We definitely collected users' perceptions of CS and coding after using the game. We found that adults' initial, negative preconceived notions of programming could change to be more positive after a short experience with Gidget (Charters et al. 2014). We also found that high school teens viewed computer science more favorably after playing Gidget (Lee et al. 2014), but it did not necessarily change their minds about their career aspirations (though most said they could see how they could apply computer science towards their intended careers). Some of our camp and Saturday program participants continued to play Gidget outside of the classroom from their homes.
Susanne Steiger-escobar
Hi Michael, I enjoyed playing Gidget. Are you tracking the students taking the after school programs? I understand they may not be changing their minds in regards to career aspirations, but are they more inclined to take a CS course in high school?
Michael Lee
Assistant Professor
Dear Susanne, Thank you for playing Gidget and for asking your question! Yes, in our most recent study, we asked the middle school students to take a post-survey before the end of their Saturday program. Every single student responded 'yes' to wanting to take more CS-related courses outside of their regular school day if available. Almost every student (86%) responded 'yes', they would want to take more CS-related courses inside (i.e., as part of) their regular school day if available. Unfortunately, many of these students do not have these CS-specific resources/courses inside or outside of school available to them (especially in the middle school level), so we are working on efforts to improve this. We have plans to keep working with the same students (in addition to new students) over a long(er) period of time, so we hope to see them continue developing and improving their skills with CS!
shamsi moussavi
Very interesting work!
Is there a plan to add more advanced level after designer level?

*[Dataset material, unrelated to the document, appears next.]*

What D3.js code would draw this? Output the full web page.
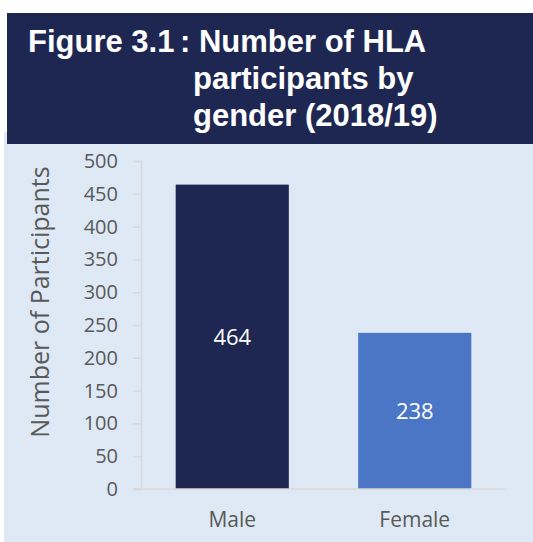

Thank you for sharing your work and video.
Michael Lee
Assistant Professor
Thank you! Yes, we are always looking to improve the experience and content of the game. More specifically to your question, we are reviewing our curriculum's learning objectives and adding both researcher/educator-created content and procedurally generated content to give learners more interesting and customized learning experiences.
Further posting is closed as the showcase has ended.